The present invention relates to high-speed, high-resolution cinephotographic systems, and to cinephotographic systems for obtaining movies of combusting surface particle phenomena.
High speed movies are a useful tool in obtaining an understanding of the behavior of combusting surfaces, and especially in the study of solid propellant combustion surfaces. Solid propellants may generally be described as mixtures of particles of various types and sizes held together by a polymer binder. During combustion, these particles may interact with each other and with gases attending the combustion. In order to obtain a satisfactory understanding of the behavior of various propellant formulations for rocket motors, detailed photographic pictures of the combustion process of solid propellants are desirable; such pictures desirably utilize high resolution movies, including stereo or 3-D movies.
Existing methods for obtaining such high-speed movies are, however, severely limited in attainable resolution. Whereas typical solid propellant formulations may include particle sizes as small as two microns, existing movie technology can at best achieve 25 micron resolution--under special conditions, at low framing rates and in a limited field of view for a limited time. In addition to such resolution questions, it is significant to realize that previous systems for solid propellant photography have used flash lamp or xenon lamp illumination sources. Because these illumination sources have broad-band, white-light spectral properties one cannot segregate the flash illuminating light preferentially from over the broadband natural incandescence of the flame at the propellant surface. Solid propellant surface photography has also been additionally limited in resolution--because the flame from individual particles is so bright that one cannot see particles located below the flame--particles which are often smaller than the flame itself. Furthermore, in previous photography systems, the achieved shutter times are in the range of one microsecond or more in time duration. With such shutter times and with camera frames at a high rate, blur will occur in the propellant particle image that is attributable to motion of the film in the camera.
To overcome this motion blur problem, conventional cinema photography magnifies the image, and thereby achieves a greatly reduced field of view. However, since the depth of field in a photographic system decreases with the square of the employed magnification, these conventional photography systems become extremely limited in depth of field. Therefore, high-resolution propellant burn face movies using conventional cinephotography techniques have such a small depth of field that the burn face is in usable focus over only a very limited region of its surface and for a few frames in the course of an extended fixed focused movie sequence.
In contrast with these difficulties, the present system affords a 25 nonosecond effective shutter time and thereby affords motion freezing illumination. The present system is also of a high intensity and monochromatic nature. Additionally a photo-diode array servopositioner in the present system enables satisfactorily focused images to be obtained over a whole surface of the propellant sample and throughout the course of an entire movie sequence. The described system can therefore obtain 15-micron resolution at framing rates of over 7 kHz.

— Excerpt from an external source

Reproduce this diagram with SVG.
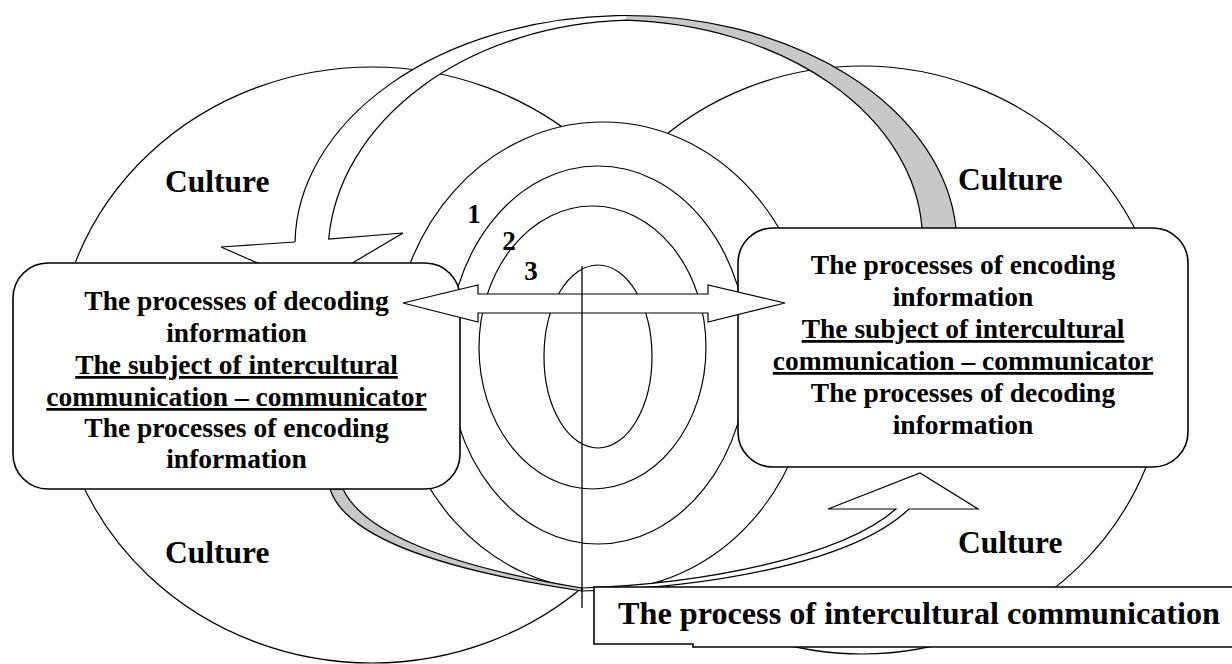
<svg xmlns="http://www.w3.org/2000/svg" width="1232" height="664" viewBox="0 0 1232 664">
<style>
.ln{fill:#fff;stroke:#000;stroke-width:1.2}
.nf{fill:none;stroke:#000;stroke-width:1.2}
.box{fill:#fff;stroke:#000;stroke-width:1.6}
.t{font-family:"Liberation Serif","Times New Roman",serif;font-weight:bold;fill:#000}
.bt{font-size:27.5px;text-anchor:middle}
.u{text-decoration:underline}
.cu{font-size:31.5px}
.num{font-size:27px;text-anchor:middle}
.gray{fill:#c8c8c8;stroke:none}
.wf{fill:#fff;stroke:none}
</style>
<rect width="1232" height="664" fill="#fff"/>
<g id="culture-left">
<ellipse cx="372" cy="365" rx="316" ry="298" class="ln"/>
<text class="t cu" x="165" y="192">Culture</text>
<text class="t cu" x="165" y="563">Culture</text>
</g>
<g id="culture-right">
<ellipse cx="862" cy="360" rx="305" ry="294" class="ln"/>
<text class="t cu" x="958" y="190">Culture</text>
<text class="t cu" x="958" y="553">Culture</text>
</g>
<g id="levels">
<ellipse cx="603" cy="356" rx="210" ry="234" class="ln"/>
<ellipse cx="598" cy="355" rx="150" ry="189" class="ln"/>
<ellipse cx="592.5" cy="347.5" rx="113.5" ry="141.5" class="ln"/>
<ellipse cx="598" cy="356.5" rx="54" ry="91.5" class="ln"/>
<text class="t num" x="474" y="223">1</text>
<text class="t num" x="509" y="250">2</text>
<text class="t num" x="531" y="280">3</text>
</g>
<g id="connectors">
<g id="top-curved-arrow">
<path class="wf" d="M295,242 A331 230 0 0 1 626,15 L626,20.2 A310 235 0 0 0 328.7,239 L403,233 L312,287 L221,247 Z"/>
<path class="gray" d="M626,15 A331 230 0 0 1 956,228 L922,228 A310 220 0 0 0 626,20.2 Z"/>
<path class="nf" d="M295,242 A331 230 0 0 1 956,228"/>
<path class="nf" d="M295,242 L221,247 L312,287 L403,233 L328.7,239 A310 235 0 0 1 626,20.2 A310 220 0 0 1 922,228"/>
</g>
<g id="bottom-curved-arrow">
<path d="M330,489 C345,535 430,568 582,591 L582,588 C440,565 362,530 343,489 Z" fill="#c8c8c8" stroke="#000" stroke-width="1.2"/>
<path class="ln" d="M582,591 C700,588 850,565 909,509 L978,509 L920,473 L828,509 L896,509 C840,558 700,584 582,588 Z"/>
</g>
</g>
<g id="left-box">
<rect class="box" x="13" y="263" width="447" height="226" rx="35" ry="35"/>
<text class="t bt" x="236.5" y="310">The processes of decoding</text>
<text class="t bt" x="236.5" y="342">information</text>
<text class="t bt u" x="236.5" y="374">The subject of intercultural</text>
<text class="t bt u" x="236.5" y="406">communication – communicator</text>
<text class="t bt" x="236.5" y="437">The processes of encoding</text>
<text class="t bt" x="236.5" y="468">information</text>
</g>
<g id="right-box">
<rect class="box" x="738" y="228" width="450" height="239" rx="35" ry="35"/>
<text class="t bt" x="963" y="274">The processes of encoding</text>
<text class="t bt" x="963" y="306">information</text>
<text class="t bt u" x="963" y="338">The subject of intercultural</text>
<text class="t bt u" x="963" y="370">communication – communicator</text>
<text class="t bt" x="963" y="402">The processes of decoding</text>
<text class="t bt" x="963" y="434">information</text>
</g>
<g id="connectors-front">
<path class="ln" d="M403,303 L478,285 L478,294 L708,294 L708,285 L785,303 L708,322 L708,313 L478,313 L478,322 Z"/>
<line x1="582" y1="266" x2="582" y2="608" stroke="#000" stroke-width="1.3"/>
</g>
<g id="process-label">
<path class="box" d="M594,587 H1240 V647 H693 V644 H594 Z"/>
<text class="t" x="618" y="624" font-size="32" textLength="602" lengthAdjust="spacingAndGlyphs">The process of intercultural communication</text>
</g>
</svg>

The patent art includes several examples of combustion and explosion study apparatus using both direct viewing and photographic techniques, and including both stereoptic and nonstereoptic imaging. Included in this patent art is the patent of Norman R. Zabel et al, U.S. Pat. No. 3,074,170, which concerns an arrangement for photographing explosion events through the use of high-speed photography, illumination by argon bomb light sources, and a rotating mirror framing arrangement.
The patent art also includes the patent of W. E. Buck et al, U.S. Pat. No. 3,366,439, which concerns a laser illumination and shuttering arrangement for high-speed photography. In the Buck et al patent, an argon gas pulsed laser is used in conjunction with a rotating mirror and a slitted stop plate for illuminating and photographing workpiece objects. The slitted stop plate in the Buck et al invention provides improved rise and fall times for the workpiece illumination. The Buck et al apparatus also contemplates photographic recording of a self-luminous event and employs monochromatic laser illumination with filters for suppressing the non-laser illumination.
The patent of G. H. McCall, U.S. Pat. No. 3,485,159, also discloses the use of a laser in photographing luminous gas surrounded objects. In the McCall apparatus a Kerr cell shutter and a Q-switched ruby laser are used to achieve exposure times in the 10 nanosecond range with frame separations as short as 5 nanoseconds.
The patent of Thomas W. Karras, U.S. Pat. No. 3,831,107 teaches the use of copper-vapor, quenched by cesium vapor in a laser.
The patent art has not, however, provided the combination of a high-speed well-focused motion picture system for rocket propellant samples, a system which employs a copper-vapor laser short pulse monochromatic illumination of the propellant sample burn face in a controlled atmosphere environment.